CGAN is similar to DCGAN except for the additional one-hot vector input. For the generator, the one-hot label is concatenated with the latent vector before the Dense layer. For the discriminator, a new Dense layer is added. 

The new layer is used to process the one-hot vector and reshape it so that it is suitable for concatenation to the other input of the succeeding CNN layer.

![2021-06-03_13-00-04.jpg](attachment:2021-06-03_13-00-04.jpg)

The generator learns to generate fake images from a 100-dim input vector and
a specified digit. The discriminator classifies real from fake images based on real and fake images and their corresponding labels.

The basis of a CGAN is still the same as the original GAN principle except that the discriminator and generator inputs are conditioned on one-hot labels, y

The new loss function of the discriminator aims to minimize the error of predicting real images coming from the dataset and fake images coming from the generator given their one-hot labels.

![2021-06-03_13-03-38.jpg](attachment:2021-06-03_13-03-38.jpg)

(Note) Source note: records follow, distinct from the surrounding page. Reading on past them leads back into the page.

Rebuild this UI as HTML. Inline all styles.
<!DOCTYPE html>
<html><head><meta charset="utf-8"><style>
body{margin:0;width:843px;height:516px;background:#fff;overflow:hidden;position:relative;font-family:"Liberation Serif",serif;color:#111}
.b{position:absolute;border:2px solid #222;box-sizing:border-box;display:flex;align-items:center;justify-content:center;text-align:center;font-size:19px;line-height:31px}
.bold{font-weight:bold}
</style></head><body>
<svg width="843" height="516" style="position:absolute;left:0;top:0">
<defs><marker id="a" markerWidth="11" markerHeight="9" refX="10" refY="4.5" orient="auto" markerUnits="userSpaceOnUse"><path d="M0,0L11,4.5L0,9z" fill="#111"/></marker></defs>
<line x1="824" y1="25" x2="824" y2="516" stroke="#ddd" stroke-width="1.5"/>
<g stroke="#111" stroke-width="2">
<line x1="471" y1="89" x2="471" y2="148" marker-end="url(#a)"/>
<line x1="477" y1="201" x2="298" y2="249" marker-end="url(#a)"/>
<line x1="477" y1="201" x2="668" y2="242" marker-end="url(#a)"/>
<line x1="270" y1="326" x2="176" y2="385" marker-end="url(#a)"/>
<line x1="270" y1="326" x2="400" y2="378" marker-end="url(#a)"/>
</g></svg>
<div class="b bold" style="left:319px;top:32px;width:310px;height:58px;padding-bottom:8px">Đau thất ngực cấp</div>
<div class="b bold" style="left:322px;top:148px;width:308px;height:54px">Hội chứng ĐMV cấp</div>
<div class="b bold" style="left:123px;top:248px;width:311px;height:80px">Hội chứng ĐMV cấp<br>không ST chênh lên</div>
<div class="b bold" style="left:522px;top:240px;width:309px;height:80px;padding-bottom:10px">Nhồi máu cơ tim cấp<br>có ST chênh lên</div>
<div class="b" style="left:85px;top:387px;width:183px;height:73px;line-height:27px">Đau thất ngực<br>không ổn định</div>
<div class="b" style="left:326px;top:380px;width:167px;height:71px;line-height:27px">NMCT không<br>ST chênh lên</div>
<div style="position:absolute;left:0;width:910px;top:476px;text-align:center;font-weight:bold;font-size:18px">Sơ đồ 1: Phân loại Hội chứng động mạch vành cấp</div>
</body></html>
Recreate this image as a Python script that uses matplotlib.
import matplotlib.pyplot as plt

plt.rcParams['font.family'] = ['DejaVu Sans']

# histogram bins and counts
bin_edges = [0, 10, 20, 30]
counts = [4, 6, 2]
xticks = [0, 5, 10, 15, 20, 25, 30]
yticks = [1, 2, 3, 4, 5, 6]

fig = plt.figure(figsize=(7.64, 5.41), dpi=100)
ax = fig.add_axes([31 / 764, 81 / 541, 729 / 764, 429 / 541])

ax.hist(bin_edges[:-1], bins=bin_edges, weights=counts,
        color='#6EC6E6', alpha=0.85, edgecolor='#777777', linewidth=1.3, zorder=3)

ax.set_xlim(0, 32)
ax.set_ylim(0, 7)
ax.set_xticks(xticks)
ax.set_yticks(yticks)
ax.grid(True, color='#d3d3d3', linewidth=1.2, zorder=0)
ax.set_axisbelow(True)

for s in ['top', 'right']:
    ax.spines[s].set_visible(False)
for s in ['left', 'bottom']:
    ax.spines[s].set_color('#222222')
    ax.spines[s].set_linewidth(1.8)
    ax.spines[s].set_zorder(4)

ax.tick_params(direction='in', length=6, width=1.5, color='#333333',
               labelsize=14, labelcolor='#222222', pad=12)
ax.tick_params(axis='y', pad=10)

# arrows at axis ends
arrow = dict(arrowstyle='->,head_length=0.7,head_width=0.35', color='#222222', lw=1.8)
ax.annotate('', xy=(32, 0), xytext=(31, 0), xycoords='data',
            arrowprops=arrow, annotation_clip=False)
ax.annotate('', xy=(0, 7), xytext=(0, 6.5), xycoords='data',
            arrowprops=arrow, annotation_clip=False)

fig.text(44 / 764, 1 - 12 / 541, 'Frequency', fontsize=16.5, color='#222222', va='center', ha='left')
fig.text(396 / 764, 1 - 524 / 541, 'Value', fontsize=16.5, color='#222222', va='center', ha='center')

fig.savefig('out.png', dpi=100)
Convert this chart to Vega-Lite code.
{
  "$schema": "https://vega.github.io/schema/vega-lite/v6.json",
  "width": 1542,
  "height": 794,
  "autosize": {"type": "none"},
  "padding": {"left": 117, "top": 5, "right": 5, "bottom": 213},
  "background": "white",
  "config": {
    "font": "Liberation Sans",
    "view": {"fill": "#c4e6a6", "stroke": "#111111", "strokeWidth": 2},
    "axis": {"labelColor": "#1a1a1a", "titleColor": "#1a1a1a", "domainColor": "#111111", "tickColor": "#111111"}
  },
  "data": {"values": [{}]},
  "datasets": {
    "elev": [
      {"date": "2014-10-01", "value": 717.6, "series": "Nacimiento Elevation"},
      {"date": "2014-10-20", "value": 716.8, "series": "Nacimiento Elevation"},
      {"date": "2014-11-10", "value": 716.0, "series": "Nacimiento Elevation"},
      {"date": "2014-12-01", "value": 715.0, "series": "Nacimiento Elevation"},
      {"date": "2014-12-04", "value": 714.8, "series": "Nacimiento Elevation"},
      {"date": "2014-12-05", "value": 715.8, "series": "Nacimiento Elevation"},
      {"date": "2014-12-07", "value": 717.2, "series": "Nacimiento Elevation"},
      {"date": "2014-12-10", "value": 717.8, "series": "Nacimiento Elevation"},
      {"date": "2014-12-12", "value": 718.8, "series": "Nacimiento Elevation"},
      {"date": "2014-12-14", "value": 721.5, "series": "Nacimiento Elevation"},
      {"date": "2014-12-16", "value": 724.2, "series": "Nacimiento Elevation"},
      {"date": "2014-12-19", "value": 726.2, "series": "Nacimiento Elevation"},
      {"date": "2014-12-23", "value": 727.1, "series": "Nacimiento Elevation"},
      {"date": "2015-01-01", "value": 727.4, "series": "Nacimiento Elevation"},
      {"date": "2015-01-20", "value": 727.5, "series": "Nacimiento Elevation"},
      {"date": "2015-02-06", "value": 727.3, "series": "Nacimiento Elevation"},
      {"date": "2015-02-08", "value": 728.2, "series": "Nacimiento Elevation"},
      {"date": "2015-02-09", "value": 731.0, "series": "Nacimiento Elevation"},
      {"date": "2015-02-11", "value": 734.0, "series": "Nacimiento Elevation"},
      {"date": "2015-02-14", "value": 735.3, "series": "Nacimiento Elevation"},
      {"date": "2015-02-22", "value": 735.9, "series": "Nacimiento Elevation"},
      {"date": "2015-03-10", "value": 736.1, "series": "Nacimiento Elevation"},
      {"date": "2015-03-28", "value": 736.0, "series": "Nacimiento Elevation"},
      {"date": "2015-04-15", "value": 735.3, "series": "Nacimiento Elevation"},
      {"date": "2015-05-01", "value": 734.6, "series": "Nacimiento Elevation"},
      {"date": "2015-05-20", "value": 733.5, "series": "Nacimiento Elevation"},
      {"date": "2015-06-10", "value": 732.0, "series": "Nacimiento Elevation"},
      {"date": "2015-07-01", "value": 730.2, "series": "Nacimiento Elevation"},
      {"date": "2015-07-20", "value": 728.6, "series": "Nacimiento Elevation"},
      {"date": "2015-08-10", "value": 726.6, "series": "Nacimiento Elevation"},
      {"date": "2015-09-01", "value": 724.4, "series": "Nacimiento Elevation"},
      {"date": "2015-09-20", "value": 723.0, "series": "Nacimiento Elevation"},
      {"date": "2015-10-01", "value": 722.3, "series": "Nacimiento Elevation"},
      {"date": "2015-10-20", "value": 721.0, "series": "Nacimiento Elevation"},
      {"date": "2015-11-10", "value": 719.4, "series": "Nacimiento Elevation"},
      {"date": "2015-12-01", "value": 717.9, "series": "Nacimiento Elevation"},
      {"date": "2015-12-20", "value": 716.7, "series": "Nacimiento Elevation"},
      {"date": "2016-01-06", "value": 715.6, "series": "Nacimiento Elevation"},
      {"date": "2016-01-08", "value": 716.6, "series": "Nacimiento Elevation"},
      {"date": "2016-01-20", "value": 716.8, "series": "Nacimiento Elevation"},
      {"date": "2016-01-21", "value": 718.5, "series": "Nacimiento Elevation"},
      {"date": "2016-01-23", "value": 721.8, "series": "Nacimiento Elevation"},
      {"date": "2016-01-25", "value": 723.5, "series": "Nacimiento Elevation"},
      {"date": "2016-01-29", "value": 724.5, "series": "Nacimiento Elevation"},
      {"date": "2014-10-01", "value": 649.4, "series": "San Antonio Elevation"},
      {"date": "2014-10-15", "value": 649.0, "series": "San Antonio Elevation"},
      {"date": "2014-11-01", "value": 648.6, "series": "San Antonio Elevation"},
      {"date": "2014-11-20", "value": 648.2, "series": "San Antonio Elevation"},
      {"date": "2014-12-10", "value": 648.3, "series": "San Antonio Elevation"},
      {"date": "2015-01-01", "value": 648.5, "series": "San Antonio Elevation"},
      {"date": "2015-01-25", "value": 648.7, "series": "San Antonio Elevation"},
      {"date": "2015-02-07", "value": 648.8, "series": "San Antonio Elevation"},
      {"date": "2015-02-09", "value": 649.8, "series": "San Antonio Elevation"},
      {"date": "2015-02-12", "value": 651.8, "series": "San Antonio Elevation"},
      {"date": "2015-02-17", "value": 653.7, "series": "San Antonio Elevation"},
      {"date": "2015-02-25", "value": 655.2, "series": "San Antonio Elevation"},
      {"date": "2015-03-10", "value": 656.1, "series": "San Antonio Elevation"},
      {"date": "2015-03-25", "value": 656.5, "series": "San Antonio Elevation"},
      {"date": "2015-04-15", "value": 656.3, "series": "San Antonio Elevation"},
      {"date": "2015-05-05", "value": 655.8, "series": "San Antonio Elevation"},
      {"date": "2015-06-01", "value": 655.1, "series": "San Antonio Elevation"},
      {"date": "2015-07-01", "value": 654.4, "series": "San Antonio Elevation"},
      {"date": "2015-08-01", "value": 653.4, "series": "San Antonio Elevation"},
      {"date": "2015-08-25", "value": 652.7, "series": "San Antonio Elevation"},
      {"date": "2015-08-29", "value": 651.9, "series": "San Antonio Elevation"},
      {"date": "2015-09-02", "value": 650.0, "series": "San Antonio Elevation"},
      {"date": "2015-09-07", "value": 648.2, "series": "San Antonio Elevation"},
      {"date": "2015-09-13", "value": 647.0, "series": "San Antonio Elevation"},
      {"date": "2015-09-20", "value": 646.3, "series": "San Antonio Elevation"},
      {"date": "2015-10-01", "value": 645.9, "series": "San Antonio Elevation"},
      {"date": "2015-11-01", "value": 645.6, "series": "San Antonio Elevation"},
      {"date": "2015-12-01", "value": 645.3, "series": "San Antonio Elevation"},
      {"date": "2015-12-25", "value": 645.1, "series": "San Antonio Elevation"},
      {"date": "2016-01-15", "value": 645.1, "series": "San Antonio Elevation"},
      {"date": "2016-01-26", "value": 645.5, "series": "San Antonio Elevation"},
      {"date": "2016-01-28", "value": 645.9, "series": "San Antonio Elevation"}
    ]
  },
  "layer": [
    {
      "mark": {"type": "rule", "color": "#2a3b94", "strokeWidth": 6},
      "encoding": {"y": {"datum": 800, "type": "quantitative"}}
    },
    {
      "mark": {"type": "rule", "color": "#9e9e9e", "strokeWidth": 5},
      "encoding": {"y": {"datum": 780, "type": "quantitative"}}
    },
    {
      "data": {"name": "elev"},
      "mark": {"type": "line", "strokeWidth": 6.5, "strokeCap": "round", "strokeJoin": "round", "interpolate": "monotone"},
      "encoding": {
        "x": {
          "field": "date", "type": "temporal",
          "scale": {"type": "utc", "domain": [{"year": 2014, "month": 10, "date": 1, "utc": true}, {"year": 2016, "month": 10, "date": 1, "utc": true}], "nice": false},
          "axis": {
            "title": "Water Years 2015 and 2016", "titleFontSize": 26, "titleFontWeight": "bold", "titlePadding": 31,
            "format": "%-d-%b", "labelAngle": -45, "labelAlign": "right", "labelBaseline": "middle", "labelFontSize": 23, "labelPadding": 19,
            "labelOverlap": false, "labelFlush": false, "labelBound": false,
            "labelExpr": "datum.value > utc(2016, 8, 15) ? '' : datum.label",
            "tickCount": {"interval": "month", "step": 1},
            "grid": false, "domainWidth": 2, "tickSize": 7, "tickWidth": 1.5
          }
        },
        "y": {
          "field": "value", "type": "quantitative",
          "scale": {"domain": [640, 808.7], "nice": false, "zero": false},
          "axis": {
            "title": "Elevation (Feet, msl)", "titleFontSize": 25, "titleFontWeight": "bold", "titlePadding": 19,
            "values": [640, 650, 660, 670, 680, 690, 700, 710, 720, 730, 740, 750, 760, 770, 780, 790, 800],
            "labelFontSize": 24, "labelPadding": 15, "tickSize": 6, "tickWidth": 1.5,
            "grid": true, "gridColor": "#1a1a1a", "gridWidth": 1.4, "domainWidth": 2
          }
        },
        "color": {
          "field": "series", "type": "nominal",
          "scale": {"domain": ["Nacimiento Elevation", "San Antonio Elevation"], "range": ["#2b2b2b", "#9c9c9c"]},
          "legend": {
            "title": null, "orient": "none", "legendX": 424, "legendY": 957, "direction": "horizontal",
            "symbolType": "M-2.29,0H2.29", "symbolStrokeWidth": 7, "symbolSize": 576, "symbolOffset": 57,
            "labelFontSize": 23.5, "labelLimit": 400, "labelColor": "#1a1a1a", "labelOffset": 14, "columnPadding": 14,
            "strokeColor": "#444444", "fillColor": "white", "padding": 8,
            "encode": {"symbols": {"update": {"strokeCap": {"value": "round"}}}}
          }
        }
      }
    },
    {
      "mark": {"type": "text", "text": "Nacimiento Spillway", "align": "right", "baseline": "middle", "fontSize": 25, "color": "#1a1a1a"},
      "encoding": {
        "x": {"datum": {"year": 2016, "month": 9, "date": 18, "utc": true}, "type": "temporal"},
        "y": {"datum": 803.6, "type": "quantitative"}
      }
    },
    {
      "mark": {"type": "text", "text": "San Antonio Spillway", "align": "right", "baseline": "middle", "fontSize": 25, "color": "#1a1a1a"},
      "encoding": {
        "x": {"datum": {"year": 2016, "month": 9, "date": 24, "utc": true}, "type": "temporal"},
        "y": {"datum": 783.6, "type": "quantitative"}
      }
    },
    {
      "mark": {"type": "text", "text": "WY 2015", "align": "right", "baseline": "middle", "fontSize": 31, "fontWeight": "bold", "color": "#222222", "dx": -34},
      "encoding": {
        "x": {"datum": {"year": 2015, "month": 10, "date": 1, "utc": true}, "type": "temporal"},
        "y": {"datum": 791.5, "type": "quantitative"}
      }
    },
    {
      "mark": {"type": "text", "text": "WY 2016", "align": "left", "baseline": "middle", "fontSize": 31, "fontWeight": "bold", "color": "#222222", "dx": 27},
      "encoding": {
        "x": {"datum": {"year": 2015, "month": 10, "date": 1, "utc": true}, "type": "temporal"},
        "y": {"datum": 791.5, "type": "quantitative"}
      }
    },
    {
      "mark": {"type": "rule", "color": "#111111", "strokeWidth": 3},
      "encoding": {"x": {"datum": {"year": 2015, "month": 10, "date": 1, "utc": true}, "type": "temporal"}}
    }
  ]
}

The new loss function of the generator minimizes the correct prediction of the
discriminator on fake images conditioned on the specified one-hot labels

![2021-06-03_13-04-52.jpg](attachment:2021-06-03_13-04-52.jpg)

The CGAN discriminator is firstly trained with one batch of real and fake data conditioned on their respective one-hot labels. Then, the generator parameters are updated by training the adversarial network given one-hot label conditioned fake data pretending to be real. Similar to DCGAN, the discriminator weights are frozen during adversarial training.

With CGAN, it's like having an agent that we can ask to draw digits similar to how humans write digits. The key advantage of CGAN over DCGAN is that we can
specify which digit we want the agent to draw.